-- start --

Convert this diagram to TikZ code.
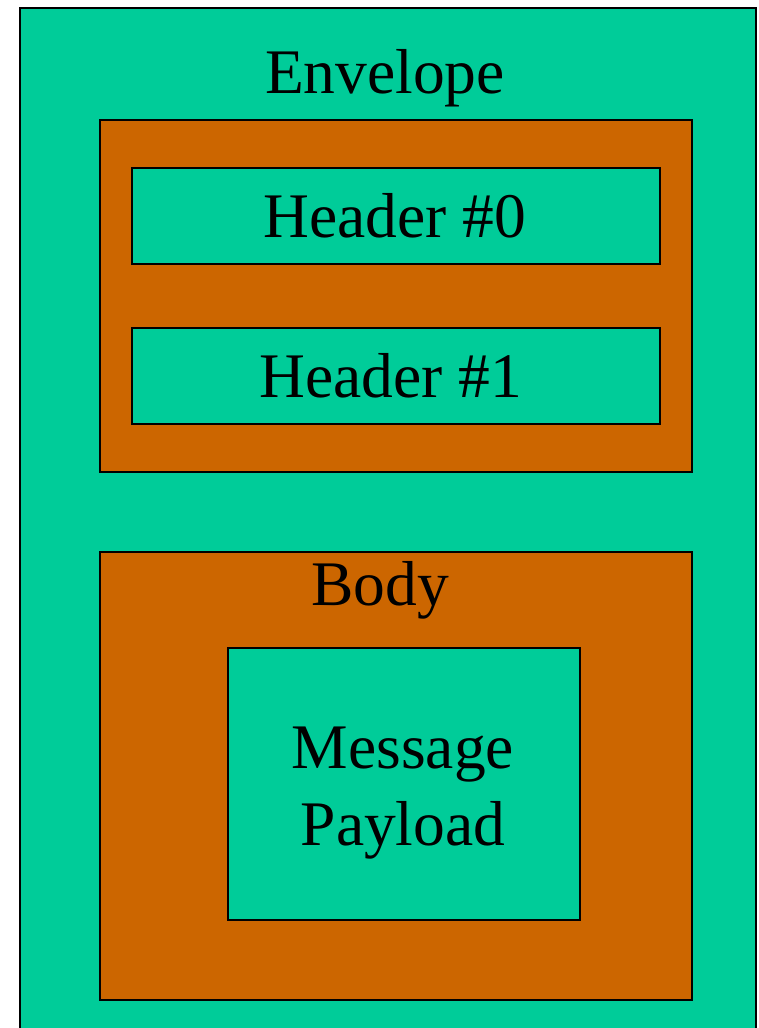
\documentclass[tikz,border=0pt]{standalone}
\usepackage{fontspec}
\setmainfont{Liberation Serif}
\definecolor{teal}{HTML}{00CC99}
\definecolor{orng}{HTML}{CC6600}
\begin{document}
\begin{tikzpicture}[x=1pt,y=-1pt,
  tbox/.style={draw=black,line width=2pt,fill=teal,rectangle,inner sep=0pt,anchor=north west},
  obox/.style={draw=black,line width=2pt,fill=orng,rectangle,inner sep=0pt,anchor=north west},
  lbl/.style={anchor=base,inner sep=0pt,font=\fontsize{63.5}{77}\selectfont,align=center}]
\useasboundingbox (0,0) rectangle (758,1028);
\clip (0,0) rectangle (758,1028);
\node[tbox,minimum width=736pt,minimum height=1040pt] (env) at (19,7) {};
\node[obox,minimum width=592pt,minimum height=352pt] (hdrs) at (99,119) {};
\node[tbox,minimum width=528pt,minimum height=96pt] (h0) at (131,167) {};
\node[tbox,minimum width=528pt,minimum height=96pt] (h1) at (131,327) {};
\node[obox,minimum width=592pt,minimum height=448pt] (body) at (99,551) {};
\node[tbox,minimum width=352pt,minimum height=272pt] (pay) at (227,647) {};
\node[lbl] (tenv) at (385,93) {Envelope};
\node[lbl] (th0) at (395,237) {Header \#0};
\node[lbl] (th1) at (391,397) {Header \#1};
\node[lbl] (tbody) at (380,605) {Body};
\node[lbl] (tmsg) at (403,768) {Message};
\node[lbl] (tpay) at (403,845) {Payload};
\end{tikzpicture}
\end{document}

-- end --

Restate the whole listing above exactly, except for its images.

Output –
Convert this diagram to TikZ code.
\documentclass[tikz,border=0pt]{standalone}
\usepackage{fontspec}
\setmainfont{Liberation Serif}
\definecolor{teal}{HTML}{00CC99}
\definecolor{orng}{HTML}{CC6600}
\begin{document}
\begin{tikzpicture}[x=1pt,y=-1pt,
  tbox/.style={draw=black,line width=2pt,fill=teal,rectangle,inner sep=0pt,anchor=north west},
  obox/.style={draw=black,line width=2pt,fill=orng,rectangle,inner sep=0pt,anchor=north west},
  lbl/.style={anchor=base,inner sep=0pt,font=\fontsize{63.5}{77}\selectfont,align=center}]
\useasboundingbox (0,0) rectangle (758,1028);
\clip (0,0) rectangle (758,1028);
\node[tbox,minimum width=736pt,minimum height=1040pt] (env) at (19,7) {};
\node[obox,minimum width=592pt,minimum height=352pt] (hdrs) at (99,119) {};
\node[tbox,minimum width=528pt,minimum height=96pt] (h0) at (131,167) {};
\node[tbox,minimum width=528pt,minimum height=96pt] (h1) at (131,327) {};
\node[obox,minimum width=592pt,minimum height=448pt] (body) at (99,551) {};
\node[tbox,minimum width=352pt,minimum height=272pt] (pay) at (227,647) {};
\node[lbl] (tenv) at (385,93) {Envelope};
\node[lbl] (th0) at (395,237) {Header \#0};
\node[lbl] (th1) at (391,397) {Header \#1};
\node[lbl] (tbody) at (380,605) {Body};
\node[lbl] (tmsg) at (403,768) {Message};
\node[lbl] (tpay) at (403,845) {Payload};
\end{tikzpicture}
\end{document}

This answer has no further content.